_SHORT TASK:_
Leaving out every picture, quote the data below exactly as it appears.

Plotting code records

────────

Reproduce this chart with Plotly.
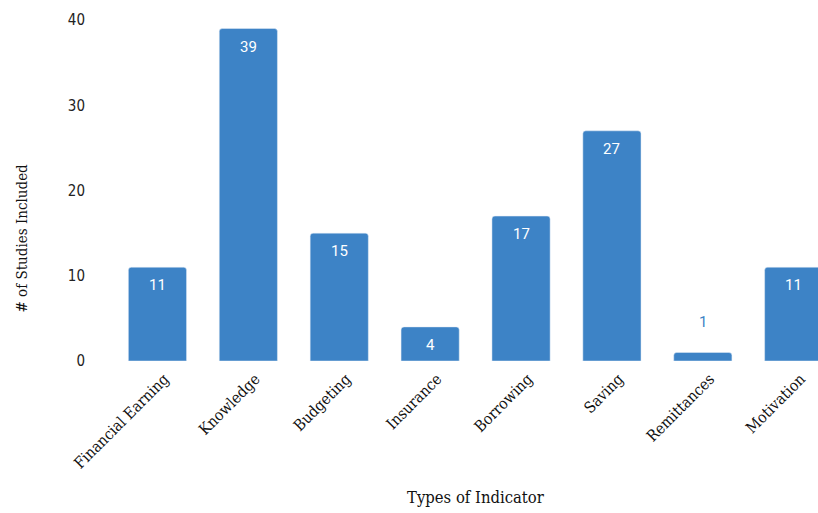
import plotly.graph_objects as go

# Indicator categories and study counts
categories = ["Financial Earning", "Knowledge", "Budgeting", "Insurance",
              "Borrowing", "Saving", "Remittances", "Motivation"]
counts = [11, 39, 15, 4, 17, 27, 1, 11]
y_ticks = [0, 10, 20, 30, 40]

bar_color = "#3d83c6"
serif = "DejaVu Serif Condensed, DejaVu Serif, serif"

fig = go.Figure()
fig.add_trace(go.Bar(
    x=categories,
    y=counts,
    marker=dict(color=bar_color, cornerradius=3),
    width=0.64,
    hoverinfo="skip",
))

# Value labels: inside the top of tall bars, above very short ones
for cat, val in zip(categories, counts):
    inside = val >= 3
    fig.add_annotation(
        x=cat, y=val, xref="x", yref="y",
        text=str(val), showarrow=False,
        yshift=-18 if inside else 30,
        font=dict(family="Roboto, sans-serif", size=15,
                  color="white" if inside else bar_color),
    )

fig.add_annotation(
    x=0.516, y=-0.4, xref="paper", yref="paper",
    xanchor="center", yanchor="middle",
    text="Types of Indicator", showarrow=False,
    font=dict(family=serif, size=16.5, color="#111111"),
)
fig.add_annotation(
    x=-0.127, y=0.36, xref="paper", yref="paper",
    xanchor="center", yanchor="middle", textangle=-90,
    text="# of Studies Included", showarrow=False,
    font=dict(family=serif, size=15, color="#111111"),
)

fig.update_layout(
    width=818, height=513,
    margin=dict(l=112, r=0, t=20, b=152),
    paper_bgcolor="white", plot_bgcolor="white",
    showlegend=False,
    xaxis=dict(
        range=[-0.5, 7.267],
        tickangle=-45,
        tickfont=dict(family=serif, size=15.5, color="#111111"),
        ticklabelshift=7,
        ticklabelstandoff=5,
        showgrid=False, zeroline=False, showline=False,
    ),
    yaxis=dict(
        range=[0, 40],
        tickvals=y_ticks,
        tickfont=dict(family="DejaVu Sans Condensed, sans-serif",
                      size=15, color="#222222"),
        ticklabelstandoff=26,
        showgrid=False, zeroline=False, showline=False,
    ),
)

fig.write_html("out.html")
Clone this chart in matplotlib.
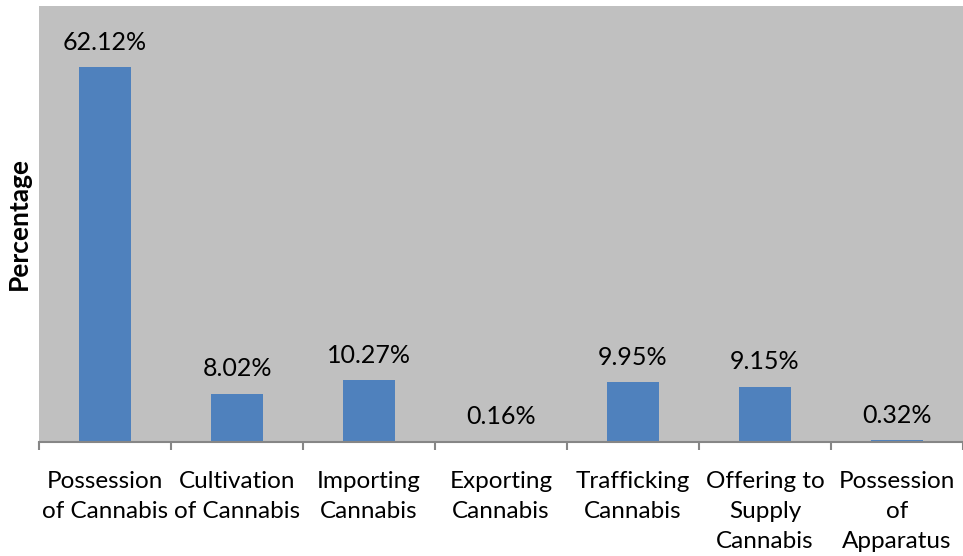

────────

_FINAL RESULT:_
Reproduce this chart with Plotly.
import plotly.graph_objects as go

# Indicator categories and study counts
categories = ["Financial Earning", "Knowledge", "Budgeting", "Insurance",
              "Borrowing", "Saving", "Remittances", "Motivation"]
counts = [11, 39, 15, 4, 17, 27, 1, 11]
y_ticks = [0, 10, 20, 30, 40]

bar_color = "#3d83c6"
serif = "DejaVu Serif Condensed, DejaVu Serif, serif"

fig = go.Figure()
fig.add_trace(go.Bar(
    x=categories,
    y=counts,
    marker=dict(color=bar_color, cornerradius=3),
    width=0.64,
    hoverinfo="skip",
))

# Value labels: inside the top of tall bars, above very short ones
for cat, val in zip(categories, counts):
    inside = val >= 3
    fig.add_annotation(
        x=cat, y=val, xref="x", yref="y",
        text=str(val), showarrow=False,
        yshift=-18 if inside else 30,
        font=dict(family="Roboto, sans-serif", size=15,
                  color="white" if inside else bar_color),
    )

fig.add_annotation(
    x=0.516, y=-0.4, xref="paper", yref="paper",
    xanchor="center", yanchor="middle",
    text="Types of Indicator", showarrow=False,
    font=dict(family=serif, size=16.5, color="#111111"),
)
fig.add_annotation(
    x=-0.127, y=0.36, xref="paper", yref="paper",
    xanchor="center", yanchor="middle", textangle=-90,
    text="# of Studies Included", showarrow=False,
    font=dict(family=serif, size=15, color="#111111"),
)

fig.update_layout(
    width=818, height=513,
    margin=dict(l=112, r=0, t=20, b=152),
    paper_bgcolor="white", plot_bgcolor="white",
    showlegend=False,
    xaxis=dict(
        range=[-0.5, 7.267],
        tickangle=-45,
        tickfont=dict(family=serif, size=15.5, color="#111111"),
        ticklabelshift=7,
        ticklabelstandoff=5,
        showgrid=False, zeroline=False, showline=False,
    ),
    yaxis=dict(
        range=[0, 40],
        tickvals=y_ticks,
        tickfont=dict(family="DejaVu Sans Condensed, sans-serif",
                      size=15, color="#222222"),
        ticklabelstandoff=26,
        showgrid=False, zeroline=False, showline=False,
    ),
)

fig.write_html("out.html")
Clone this chart in matplotlib.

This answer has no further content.